'Cotemporary': The Archaic 'Contemporary'

Spelling variants are fossils of language

Word Variants and Versions

Word variants are the lingering evidence of language change. The coexistence of two or more spellings for words (which sometimes also show varying degrees of difference in meaning) are proof of the occasionally messy process of word formation; they can be like fossils left behind on a word’s path to acceptance in its modern form.

Some variants are obvious and can have meanings that both diverge and overlap, like further and farther (more often used to indicate distance) or antique (“old”) and antiquated (“obsolete”) or historic (“important”) and historical (“of the past”).


An antique piece of historical timekeeping.

Some are hiding in plain sight; they are used in different contexts and we don’t usually link them, though their connection becomes logical and obvious once you think about it in pairs like bereft and bereaved or insulation and isolation or delectable and delightful. They derive from shared roots which then grew in different directions.

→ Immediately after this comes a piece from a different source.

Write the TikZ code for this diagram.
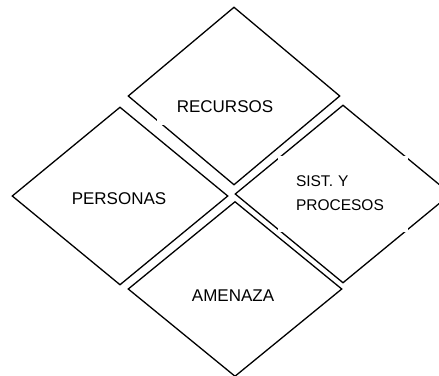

Sometimes the coexistence is uneasy, with both words occupying similar semantic territory, as with academia and academe or feverish and febrile.

The 'Com-' Prefix

But true fossils are often evidence of disappearance; such is the case for the word cotemporary. Not contemporary, mind you: cotemporary. The meanings of the two words are the same, so the only difference is that they use different forms of the Latin-based prefix com-, meaning “with,” “together,” or “jointly.” Com- has several forms when used in English and combined with other words: com- before letters b (combine), p (compromise), or m (commingle); col- before the letter l (collinear); con- before other letters (like concentrate). But there’s also co-, as in coexist and coauthor, and it’s such a common prefix that we can understand cotemporary perfectly well today, even though the word has vanished from the language.

Looking at words formed with com- as building blocks with other Latin roots is illuminating. For instance, the second part of combine adds the same root as binary (“with two”); for commerce, it’s the same root as merchandise (“with merchandise”); for confide it’s the same root as fidelity (“with fidelity”); for companion, it’s the Latin word for bread, panis (“with bread”—the person you share food with). For contemporary (and cotemporary), it’s the Latin word tempus (“together in time”).

Usage of 'Cotemporary'

Cotemporary has the advantage of similar forms for its near synonyms coetaneous and coeval, both meaning “of the same or equal age, antiquity, or duration.” Coincident is another synonym, meaning “occupying the same space or time.” And, using different building blocks, a different Latin prefix gives us extemporary, a synonym of extemporaneous.

Cotemporary was the preferred form for lexicographers Samuel Johnson in 1755 and Noah Webster in 1828. Though they also had entries for contemporary, Webster makes his opinion clear in a note: “I consider this word as preferable to contemporary, as being more easily pronounced.”

Webster should have stuck to the facts, though: he also preferred ieland over island and the funny-looking bridegoom over bridegroom, and time has made these spellings look anything but contemporary.